Probably the group who had the hardest time adjusting to the new faces at W&J was the alumni.  Their college was no longer the same—and undoubtedly the change was greater in their imaginations than it was in reality.  One alum refused to get out of the car when he delivered his daughter here for her admissions tour.  Apparently he wanted his daughter to have the same fine education he had had, but he did not want to see the changes.
 
Despite the reverse panty raid and occasional profanity, the entrance of women was relatively uneventful, a testament to tolerance of diversity on this campus.  Remember that “Coeds Go Home” sign?  Many suspected that it was actually made by the Chatham women, not the W&J men.  Several alumni from that era have called the admission of women a “non-event.” In fact, the upperclass men told me that the adoption of the 4-1-4 calendar was a bigger adjustment.

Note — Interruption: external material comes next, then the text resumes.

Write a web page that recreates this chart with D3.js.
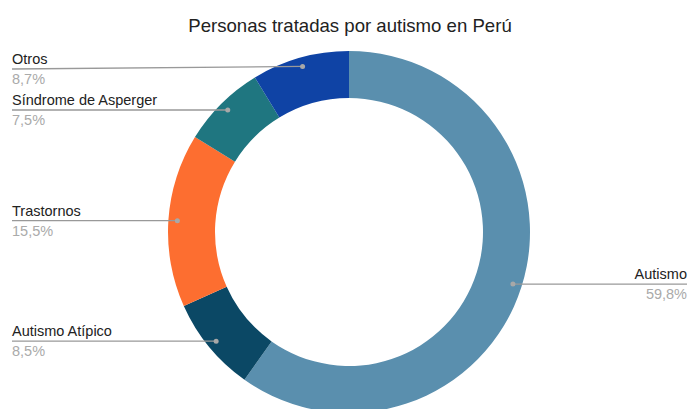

In his inaugural address only 8 months after women were admitted, the new president, Howard Burnet, made no reference whatsoever to coeducation, and a mid-year report reassured alumni that “any anxiety that might have existed prior to the move rapidly disappeared.”  The campus just slowly adapted, adding the first women’s sports team, field hockey, in 1973, and the first varsity teams, basketball and volleyball one year later. Alumni from the period said, “We were not interested in protesting—we just wanted to study.” 

This period in the college’s history speaks to our strengths: diversity and initiative.  Together the men and women of the 1970’s rebuilt W&J into a place where men and women can learn and live side by side.  The story of how W&J became coed is yet one more testament to our motto: Juncta Juvant: Together we Thrive.